#### Brief
Quote only the lines from the top of the listing below down to and including the line with "0.368, 0.421, 0.421];".

(A block of data)
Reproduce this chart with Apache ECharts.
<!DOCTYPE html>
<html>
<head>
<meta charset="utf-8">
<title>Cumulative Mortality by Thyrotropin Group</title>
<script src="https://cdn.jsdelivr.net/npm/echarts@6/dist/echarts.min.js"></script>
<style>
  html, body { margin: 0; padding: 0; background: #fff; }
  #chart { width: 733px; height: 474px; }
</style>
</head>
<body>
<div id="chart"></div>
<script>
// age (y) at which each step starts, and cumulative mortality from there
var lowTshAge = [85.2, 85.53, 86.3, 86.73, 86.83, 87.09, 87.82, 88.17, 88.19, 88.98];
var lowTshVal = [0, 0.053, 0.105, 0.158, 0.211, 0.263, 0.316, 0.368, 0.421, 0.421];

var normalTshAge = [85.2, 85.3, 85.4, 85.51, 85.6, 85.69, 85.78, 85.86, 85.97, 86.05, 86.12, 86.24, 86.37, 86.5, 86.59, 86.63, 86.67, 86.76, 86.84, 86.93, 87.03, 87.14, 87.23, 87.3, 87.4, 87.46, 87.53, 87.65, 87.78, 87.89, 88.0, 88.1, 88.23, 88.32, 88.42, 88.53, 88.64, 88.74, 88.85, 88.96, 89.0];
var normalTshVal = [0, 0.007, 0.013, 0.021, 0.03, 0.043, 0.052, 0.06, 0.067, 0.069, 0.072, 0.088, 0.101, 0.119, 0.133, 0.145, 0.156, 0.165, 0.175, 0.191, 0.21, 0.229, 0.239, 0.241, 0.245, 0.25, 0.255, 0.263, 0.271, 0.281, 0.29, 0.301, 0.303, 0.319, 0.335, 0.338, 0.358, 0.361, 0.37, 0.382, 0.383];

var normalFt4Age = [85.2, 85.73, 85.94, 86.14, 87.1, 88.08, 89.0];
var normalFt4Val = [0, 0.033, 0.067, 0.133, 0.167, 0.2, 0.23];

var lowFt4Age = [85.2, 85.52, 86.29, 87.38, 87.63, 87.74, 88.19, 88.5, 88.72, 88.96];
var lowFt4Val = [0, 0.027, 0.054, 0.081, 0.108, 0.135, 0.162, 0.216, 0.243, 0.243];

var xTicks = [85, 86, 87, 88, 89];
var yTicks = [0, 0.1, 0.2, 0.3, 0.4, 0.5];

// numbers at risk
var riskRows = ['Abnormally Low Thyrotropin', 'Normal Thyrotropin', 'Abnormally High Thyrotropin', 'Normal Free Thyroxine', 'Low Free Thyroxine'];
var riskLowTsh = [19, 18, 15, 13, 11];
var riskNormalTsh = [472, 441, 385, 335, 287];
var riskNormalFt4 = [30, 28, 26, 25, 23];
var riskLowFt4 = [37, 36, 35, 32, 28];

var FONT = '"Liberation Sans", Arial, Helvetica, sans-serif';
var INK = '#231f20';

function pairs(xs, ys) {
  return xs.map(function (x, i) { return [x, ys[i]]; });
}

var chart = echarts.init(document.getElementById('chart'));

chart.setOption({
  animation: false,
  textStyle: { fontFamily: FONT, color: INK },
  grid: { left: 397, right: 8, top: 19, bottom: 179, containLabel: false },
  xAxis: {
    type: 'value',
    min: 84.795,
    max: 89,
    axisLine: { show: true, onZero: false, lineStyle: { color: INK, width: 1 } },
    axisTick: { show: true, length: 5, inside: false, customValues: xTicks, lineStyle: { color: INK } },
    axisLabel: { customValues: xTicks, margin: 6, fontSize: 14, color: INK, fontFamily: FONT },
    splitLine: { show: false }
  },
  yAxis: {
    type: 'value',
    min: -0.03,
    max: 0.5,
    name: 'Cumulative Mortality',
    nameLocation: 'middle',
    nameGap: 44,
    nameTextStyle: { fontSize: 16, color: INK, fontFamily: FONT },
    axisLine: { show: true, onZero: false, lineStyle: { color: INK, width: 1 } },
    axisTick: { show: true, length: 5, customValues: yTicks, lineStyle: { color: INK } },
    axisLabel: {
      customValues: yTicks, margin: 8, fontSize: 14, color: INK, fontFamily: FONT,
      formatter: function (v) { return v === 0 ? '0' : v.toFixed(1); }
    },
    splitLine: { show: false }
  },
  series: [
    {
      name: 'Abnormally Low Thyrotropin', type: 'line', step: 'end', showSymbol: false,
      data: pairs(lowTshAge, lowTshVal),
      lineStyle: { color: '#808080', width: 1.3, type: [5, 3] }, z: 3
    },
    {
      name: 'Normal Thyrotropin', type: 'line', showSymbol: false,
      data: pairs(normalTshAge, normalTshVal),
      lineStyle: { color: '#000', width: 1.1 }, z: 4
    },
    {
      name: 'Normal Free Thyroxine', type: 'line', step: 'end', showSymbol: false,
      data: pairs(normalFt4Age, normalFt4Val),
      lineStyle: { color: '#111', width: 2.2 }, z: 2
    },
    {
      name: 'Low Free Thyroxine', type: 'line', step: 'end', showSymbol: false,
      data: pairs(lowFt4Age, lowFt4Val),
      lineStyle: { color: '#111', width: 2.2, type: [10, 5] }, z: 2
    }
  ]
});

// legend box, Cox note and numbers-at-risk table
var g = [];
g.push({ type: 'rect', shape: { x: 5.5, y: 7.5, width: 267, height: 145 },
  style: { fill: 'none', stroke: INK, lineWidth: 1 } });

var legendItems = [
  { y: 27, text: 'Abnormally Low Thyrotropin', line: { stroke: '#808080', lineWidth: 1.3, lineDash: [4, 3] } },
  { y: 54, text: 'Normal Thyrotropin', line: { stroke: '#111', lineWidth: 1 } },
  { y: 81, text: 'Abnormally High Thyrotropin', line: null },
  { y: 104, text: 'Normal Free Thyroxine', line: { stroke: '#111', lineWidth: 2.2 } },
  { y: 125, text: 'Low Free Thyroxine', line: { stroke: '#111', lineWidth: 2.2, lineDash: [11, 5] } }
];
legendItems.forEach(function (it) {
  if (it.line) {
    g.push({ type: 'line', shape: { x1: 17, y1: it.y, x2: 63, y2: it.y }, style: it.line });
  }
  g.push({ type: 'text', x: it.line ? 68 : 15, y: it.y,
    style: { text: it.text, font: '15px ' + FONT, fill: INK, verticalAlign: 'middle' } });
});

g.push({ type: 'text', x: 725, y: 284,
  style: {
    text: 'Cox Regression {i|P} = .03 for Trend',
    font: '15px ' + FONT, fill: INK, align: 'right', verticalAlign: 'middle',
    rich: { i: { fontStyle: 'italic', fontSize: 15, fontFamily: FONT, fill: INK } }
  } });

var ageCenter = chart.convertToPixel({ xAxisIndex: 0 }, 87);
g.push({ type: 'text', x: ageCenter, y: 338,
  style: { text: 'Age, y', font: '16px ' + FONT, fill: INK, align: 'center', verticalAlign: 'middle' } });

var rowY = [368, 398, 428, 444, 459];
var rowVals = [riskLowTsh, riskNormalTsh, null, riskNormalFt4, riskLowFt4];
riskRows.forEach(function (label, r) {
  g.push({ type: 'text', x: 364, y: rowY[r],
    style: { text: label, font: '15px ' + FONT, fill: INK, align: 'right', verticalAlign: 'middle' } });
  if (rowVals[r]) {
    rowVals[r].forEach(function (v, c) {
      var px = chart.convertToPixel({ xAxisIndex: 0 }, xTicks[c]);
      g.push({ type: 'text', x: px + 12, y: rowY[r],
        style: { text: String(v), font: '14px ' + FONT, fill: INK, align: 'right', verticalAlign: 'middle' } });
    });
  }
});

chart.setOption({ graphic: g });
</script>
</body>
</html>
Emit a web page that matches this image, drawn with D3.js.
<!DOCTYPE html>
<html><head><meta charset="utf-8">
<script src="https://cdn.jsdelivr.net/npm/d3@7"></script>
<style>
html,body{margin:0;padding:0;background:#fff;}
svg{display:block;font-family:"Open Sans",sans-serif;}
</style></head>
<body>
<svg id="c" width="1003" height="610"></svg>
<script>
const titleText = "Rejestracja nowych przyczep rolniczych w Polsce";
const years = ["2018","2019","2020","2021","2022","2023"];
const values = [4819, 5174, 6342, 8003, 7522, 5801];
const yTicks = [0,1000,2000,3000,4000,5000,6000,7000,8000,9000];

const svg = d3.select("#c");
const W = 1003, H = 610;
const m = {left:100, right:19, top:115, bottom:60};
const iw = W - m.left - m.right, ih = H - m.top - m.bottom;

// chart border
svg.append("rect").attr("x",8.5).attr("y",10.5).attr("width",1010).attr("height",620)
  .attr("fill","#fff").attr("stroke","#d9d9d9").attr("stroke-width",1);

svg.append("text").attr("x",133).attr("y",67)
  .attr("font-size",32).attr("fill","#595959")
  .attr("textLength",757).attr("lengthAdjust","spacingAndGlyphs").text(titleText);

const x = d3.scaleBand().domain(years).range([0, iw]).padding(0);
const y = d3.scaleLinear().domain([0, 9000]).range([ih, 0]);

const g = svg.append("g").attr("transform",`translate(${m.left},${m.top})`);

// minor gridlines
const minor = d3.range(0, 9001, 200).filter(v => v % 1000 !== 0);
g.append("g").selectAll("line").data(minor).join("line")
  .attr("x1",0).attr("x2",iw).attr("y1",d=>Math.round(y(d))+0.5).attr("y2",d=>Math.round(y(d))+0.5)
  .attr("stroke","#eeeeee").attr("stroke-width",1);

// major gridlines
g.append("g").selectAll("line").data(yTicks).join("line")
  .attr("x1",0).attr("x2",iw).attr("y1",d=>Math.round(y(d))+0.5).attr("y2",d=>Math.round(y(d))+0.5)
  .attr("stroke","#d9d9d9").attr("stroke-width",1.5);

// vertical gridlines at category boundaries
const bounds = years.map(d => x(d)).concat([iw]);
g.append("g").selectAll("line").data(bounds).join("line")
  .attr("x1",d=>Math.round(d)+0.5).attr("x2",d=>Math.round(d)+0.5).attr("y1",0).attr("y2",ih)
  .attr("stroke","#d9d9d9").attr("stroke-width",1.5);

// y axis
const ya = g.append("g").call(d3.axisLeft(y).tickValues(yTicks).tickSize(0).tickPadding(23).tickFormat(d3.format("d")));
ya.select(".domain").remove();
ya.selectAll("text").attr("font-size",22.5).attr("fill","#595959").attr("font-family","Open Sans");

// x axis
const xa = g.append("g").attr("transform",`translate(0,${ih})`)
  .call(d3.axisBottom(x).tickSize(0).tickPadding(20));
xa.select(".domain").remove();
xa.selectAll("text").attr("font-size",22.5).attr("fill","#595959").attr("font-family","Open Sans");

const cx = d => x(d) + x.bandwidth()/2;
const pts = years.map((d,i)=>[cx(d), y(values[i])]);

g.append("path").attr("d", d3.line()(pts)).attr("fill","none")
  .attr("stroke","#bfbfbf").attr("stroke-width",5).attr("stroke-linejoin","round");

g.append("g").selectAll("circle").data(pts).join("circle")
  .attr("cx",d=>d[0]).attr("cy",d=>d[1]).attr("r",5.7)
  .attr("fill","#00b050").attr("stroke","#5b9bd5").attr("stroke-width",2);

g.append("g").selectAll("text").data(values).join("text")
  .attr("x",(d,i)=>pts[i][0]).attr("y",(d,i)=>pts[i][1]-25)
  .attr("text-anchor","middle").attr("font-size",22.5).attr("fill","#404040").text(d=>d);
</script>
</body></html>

#### Exercise result
Reproduce this chart with Apache ECharts.
<!DOCTYPE html>
<html>
<head>
<meta charset="utf-8">
<title>Cumulative Mortality by Thyrotropin Group</title>
<script src="https://cdn.jsdelivr.net/npm/echarts@6/dist/echarts.min.js"></script>
<style>
  html, body { margin: 0; padding: 0; background: #fff; }
  #chart { width: 733px; height: 474px; }
</style>
</head>
<body>
<div id="chart"></div>
<script>
// age (y) at which each step starts, and cumulative mortality from there
var lowTshAge = [85.2, 85.53, 86.3, 86.73, 86.83, 87.09, 87.82, 88.17, 88.19, 88.98];
var lowTshVal = [0, 0.053, 0.105, 0.158, 0.211, 0.263, 0.316, 0.368, 0.421, 0.421];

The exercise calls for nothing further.